• _GIVEN INSTRUCTION_: For the data below, transcribe the part that opens with the line containing "Write a Python script that recreates this chart with Plotly." and closes with the line containing "bcr_y = [50.0]", exactly and with no pictures.

— begin MATERIAL PROVIDED —

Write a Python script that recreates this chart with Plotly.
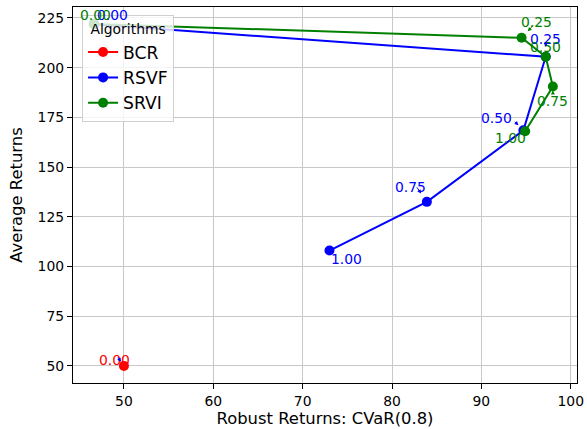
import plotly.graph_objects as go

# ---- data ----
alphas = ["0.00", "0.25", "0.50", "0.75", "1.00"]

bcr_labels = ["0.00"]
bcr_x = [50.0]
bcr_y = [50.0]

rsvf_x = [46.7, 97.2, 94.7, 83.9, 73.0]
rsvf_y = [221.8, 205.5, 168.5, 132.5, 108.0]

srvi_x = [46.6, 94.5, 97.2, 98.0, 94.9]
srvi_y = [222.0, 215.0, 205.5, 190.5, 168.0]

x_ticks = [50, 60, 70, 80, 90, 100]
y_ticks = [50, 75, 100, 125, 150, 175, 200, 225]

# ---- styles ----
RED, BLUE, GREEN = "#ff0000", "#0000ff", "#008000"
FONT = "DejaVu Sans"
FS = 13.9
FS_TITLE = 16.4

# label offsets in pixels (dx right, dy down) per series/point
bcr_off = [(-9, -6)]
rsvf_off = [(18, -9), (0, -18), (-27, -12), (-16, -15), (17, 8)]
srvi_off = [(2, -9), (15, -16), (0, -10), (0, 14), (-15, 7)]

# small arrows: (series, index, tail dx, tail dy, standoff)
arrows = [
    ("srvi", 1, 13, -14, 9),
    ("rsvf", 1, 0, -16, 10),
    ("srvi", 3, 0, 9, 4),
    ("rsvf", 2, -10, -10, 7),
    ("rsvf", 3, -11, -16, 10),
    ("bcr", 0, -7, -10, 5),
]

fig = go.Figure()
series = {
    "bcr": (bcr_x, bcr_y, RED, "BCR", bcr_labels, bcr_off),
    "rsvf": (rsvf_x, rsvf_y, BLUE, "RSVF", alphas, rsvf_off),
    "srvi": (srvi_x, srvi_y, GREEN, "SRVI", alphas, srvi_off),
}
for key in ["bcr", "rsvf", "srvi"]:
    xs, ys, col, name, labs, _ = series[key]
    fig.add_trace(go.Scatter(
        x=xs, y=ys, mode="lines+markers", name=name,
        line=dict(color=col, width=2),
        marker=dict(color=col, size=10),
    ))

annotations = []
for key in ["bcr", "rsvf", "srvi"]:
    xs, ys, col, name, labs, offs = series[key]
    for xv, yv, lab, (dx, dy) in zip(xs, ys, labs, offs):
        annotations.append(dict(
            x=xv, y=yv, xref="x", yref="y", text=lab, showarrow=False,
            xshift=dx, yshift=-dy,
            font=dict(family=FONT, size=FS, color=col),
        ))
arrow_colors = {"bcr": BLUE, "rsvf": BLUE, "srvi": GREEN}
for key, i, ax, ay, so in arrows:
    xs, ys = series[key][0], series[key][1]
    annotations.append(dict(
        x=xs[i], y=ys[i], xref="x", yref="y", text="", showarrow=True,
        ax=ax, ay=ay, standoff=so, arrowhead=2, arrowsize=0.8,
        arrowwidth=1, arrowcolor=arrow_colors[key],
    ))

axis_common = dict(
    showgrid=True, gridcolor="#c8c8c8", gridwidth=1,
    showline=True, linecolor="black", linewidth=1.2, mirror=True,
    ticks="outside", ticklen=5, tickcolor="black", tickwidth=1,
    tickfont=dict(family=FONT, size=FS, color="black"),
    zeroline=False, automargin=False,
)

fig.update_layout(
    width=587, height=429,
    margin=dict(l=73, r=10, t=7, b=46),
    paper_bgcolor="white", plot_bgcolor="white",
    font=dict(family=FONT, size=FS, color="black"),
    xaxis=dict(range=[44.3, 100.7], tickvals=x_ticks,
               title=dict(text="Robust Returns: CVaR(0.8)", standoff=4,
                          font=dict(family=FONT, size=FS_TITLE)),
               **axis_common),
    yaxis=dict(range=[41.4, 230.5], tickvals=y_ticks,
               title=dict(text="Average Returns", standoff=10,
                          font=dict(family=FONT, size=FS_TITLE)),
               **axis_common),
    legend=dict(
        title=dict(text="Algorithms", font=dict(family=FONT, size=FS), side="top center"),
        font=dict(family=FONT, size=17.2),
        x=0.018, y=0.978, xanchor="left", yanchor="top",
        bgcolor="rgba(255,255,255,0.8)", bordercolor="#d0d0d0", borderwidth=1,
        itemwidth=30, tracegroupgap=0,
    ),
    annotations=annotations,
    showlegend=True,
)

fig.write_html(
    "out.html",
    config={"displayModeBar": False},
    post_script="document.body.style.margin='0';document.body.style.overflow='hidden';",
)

— end MATERIAL PROVIDED —
— begin MATERIAL PROVIDED —

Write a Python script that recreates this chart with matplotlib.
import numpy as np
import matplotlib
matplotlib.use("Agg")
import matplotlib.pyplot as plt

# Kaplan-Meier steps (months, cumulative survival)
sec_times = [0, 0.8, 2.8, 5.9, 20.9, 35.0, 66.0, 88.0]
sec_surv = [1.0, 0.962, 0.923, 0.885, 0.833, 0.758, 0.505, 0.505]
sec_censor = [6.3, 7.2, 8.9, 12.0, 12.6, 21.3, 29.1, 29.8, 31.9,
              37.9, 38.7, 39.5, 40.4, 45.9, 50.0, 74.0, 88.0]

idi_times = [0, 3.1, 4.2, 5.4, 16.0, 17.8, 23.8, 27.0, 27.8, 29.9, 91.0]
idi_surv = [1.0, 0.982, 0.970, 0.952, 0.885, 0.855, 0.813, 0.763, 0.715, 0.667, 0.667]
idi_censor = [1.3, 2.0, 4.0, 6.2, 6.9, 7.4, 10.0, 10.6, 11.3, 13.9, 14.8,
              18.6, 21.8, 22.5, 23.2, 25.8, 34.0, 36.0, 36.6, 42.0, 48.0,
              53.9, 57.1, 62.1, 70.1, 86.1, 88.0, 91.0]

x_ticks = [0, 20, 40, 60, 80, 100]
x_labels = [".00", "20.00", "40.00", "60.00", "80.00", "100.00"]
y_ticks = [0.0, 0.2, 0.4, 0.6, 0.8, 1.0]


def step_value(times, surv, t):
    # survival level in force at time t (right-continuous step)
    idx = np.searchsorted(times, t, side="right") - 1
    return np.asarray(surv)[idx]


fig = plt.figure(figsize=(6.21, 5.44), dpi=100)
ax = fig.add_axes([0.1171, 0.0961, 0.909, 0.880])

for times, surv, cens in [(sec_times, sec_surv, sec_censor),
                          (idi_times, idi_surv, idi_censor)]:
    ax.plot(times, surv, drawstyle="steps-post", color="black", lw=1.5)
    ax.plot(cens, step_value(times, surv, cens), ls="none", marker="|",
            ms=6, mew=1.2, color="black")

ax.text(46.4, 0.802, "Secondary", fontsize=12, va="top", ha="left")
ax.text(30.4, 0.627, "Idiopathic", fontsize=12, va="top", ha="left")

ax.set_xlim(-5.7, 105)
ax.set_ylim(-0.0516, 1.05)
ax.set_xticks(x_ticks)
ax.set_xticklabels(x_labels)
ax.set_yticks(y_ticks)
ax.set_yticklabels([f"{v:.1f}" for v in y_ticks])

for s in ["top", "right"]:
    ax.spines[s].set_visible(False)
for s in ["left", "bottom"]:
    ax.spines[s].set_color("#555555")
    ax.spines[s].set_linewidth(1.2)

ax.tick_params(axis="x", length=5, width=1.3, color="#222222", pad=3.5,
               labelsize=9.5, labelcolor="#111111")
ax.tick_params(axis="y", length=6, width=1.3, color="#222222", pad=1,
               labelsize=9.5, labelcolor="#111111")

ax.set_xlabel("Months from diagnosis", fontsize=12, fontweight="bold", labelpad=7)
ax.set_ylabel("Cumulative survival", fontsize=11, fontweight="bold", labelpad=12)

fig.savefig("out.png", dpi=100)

— end MATERIAL PROVIDED —

• _ANSWER TO THE TASK_:
Write a Python script that recreates this chart with Plotly.
import plotly.graph_objects as go

# ---- data ----
alphas = ["0.00", "0.25", "0.50", "0.75", "1.00"]

bcr_labels = ["0.00"]
bcr_x = [50.0]
bcr_y = [50.0]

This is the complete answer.